§ Source excerpt
********************
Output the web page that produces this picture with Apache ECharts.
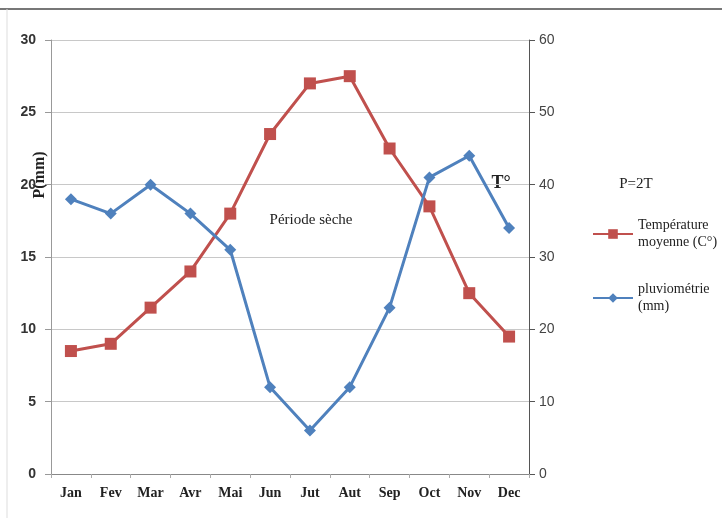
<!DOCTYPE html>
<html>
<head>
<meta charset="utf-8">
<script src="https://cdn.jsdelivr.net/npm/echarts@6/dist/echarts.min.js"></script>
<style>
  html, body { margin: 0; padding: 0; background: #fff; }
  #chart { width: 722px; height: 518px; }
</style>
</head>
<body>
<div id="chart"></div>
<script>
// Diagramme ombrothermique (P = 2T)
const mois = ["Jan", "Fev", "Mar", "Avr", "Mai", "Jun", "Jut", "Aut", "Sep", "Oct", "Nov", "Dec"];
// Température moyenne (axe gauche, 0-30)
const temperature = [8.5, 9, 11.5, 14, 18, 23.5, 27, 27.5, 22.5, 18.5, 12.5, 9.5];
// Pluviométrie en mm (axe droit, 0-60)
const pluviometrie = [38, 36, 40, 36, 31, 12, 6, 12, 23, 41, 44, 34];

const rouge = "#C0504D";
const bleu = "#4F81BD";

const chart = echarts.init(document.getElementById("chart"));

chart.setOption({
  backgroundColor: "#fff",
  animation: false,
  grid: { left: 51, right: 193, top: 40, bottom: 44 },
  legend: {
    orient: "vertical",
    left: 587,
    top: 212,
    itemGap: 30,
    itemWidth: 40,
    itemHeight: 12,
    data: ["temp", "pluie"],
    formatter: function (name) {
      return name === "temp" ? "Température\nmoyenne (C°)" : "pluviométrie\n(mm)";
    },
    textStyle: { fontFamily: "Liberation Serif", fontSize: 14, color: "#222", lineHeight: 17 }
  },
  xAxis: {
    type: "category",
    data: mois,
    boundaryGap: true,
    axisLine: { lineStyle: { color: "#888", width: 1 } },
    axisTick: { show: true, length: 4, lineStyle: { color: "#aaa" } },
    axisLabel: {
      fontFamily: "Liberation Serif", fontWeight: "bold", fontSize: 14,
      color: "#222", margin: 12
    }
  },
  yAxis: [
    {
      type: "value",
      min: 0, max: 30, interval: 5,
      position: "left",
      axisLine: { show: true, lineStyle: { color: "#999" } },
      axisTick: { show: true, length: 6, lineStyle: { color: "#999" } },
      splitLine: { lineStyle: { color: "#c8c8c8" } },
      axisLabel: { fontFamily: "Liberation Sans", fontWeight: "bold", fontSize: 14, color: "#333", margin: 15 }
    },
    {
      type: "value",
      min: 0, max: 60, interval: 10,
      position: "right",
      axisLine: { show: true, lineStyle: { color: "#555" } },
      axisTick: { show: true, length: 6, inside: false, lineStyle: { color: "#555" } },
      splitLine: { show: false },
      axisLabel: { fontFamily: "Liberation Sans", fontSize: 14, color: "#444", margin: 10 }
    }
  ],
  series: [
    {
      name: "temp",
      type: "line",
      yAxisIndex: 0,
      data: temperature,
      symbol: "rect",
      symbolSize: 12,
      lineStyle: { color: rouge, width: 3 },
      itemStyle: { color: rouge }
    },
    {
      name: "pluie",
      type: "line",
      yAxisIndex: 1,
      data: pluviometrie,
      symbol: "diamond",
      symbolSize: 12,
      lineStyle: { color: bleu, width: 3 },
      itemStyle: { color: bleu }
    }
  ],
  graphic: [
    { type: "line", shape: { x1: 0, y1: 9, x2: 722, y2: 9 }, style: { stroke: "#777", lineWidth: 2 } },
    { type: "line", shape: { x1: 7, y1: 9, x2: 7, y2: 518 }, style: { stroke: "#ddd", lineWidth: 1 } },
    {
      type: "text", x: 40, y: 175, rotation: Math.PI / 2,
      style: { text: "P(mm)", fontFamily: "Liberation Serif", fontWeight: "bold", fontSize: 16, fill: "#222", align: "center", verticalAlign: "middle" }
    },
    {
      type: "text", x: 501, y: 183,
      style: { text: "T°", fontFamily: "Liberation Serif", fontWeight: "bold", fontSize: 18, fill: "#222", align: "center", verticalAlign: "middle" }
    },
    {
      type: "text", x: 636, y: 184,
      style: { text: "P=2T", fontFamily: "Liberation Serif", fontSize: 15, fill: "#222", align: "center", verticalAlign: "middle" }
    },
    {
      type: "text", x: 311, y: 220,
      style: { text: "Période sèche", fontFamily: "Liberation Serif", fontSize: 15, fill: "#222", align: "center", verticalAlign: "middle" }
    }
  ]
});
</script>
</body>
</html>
********************
§ Request
Write out the listing word for word, omitting the pictures it holds.

§ Correct response
Output the web page that produces this picture with Apache ECharts.
<!DOCTYPE html>
<html>
<head>
<meta charset="utf-8">
<script src="https://cdn.jsdelivr.net/npm/echarts@6/dist/echarts.min.js"></script>
<style>
  html, body { margin: 0; padding: 0; background: #fff; }
  #chart { width: 722px; height: 518px; }
</style>
</head>
<body>
<div id="chart"></div>
<script>
// Diagramme ombrothermique (P = 2T)
const mois = ["Jan", "Fev", "Mar", "Avr", "Mai", "Jun", "Jut", "Aut", "Sep", "Oct", "Nov", "Dec"];
// Température moyenne (axe gauche, 0-30)
const temperature = [8.5, 9, 11.5, 14, 18, 23.5, 27, 27.5, 22.5, 18.5, 12.5, 9.5];
// Pluviométrie en mm (axe droit, 0-60)
const pluviometrie = [38, 36, 40, 36, 31, 12, 6, 12, 23, 41, 44, 34];

const rouge = "#C0504D";
const bleu = "#4F81BD";

const chart = echarts.init(document.getElementById("chart"));

chart.setOption({
  backgroundColor: "#fff",
  animation: false,
  grid: { left: 51, right: 193, top: 40, bottom: 44 },
  legend: {
    orient: "vertical",
    left: 587,
    top: 212,
    itemGap: 30,
    itemWidth: 40,
    itemHeight: 12,
    data: ["temp", "pluie"],
    formatter: function (name) {
      return name === "temp" ? "Température\nmoyenne (C°)" : "pluviométrie\n(mm)";
    },
    textStyle: { fontFamily: "Liberation Serif", fontSize: 14, color: "#222", lineHeight: 17 }
  },
  xAxis: {
    type: "category",
    data: mois,
    boundaryGap: true,
    axisLine: { lineStyle: { color: "#888", width: 1 } },
    axisTick: { show: true, length: 4, lineStyle: { color: "#aaa" } },
    axisLabel: {
      fontFamily: "Liberation Serif", fontWeight: "bold", fontSize: 14,
      color: "#222", margin: 12
    }
  },
  yAxis: [
    {
      type: "value",
      min: 0, max: 30, interval: 5,
      position: "left",
      axisLine: { show: true, lineStyle: { color: "#999" } },
      axisTick: { show: true, length: 6, lineStyle: { color: "#999" } },
      splitLine: { lineStyle: { color: "#c8c8c8" } },
      axisLabel: { fontFamily: "Liberation Sans", fontWeight: "bold", fontSize: 14, color: "#333", margin: 15 }
    },
    {
      type: "value",
      min: 0, max: 60, interval: 10,
      position: "right",
      axisLine: { show: true, lineStyle: { color: "#555" } },
      axisTick: { show: true, length: 6, inside: false, lineStyle: { color: "#555" } },
      splitLine: { show: false },
      axisLabel: { fontFamily: "Liberation Sans", fontSize: 14, color: "#444", margin: 10 }
    }
  ],
  series: [
    {
      name: "temp",
      type: "line",
      yAxisIndex: 0,
      data: temperature,
      symbol: "rect",
      symbolSize: 12,
      lineStyle: { color: rouge, width: 3 },
      itemStyle: { color: rouge }
    },
    {
      name: "pluie",
      type: "line",
      yAxisIndex: 1,
      data: pluviometrie,
      symbol: "diamond",
      symbolSize: 12,
      lineStyle: { color: bleu, width: 3 },
      itemStyle: { color: bleu }
    }
  ],
  graphic: [
    { type: "line", shape: { x1: 0, y1: 9, x2: 722, y2: 9 }, style: { stroke: "#777", lineWidth: 2 } },
    { type: "line", shape: { x1: 7, y1: 9, x2: 7, y2: 518 }, style: { stroke: "#ddd", lineWidth: 1 } },
    {
      type: "text", x: 40, y: 175, rotation: Math.PI / 2,
      style: { text: "P(mm)", fontFamily: "Liberation Serif", fontWeight: "bold", fontSize: 16, fill: "#222", align: "center", verticalAlign: "middle" }
    },
    {
      type: "text", x: 501, y: 183,
      style: { text: "T°", fontFamily: "Liberation Serif", fontWeight: "bold", fontSize: 18, fill: "#222", align: "center", verticalAlign: "middle" }
    },
    {
      type: "text", x: 636, y: 184,
      style: { text: "P=2T", fontFamily: "Liberation Serif", fontSize: 15, fill: "#222", align: "center", verticalAlign: "middle" }
    },
    {
      type: "text", x: 311, y: 220,
      style: { text: "Période sèche", fontFamily: "Liberation Serif", fontSize: 15, fill: "#222", align: "center", verticalAlign: "middle" }
    }
  ]
});
</script>
</body>
</html>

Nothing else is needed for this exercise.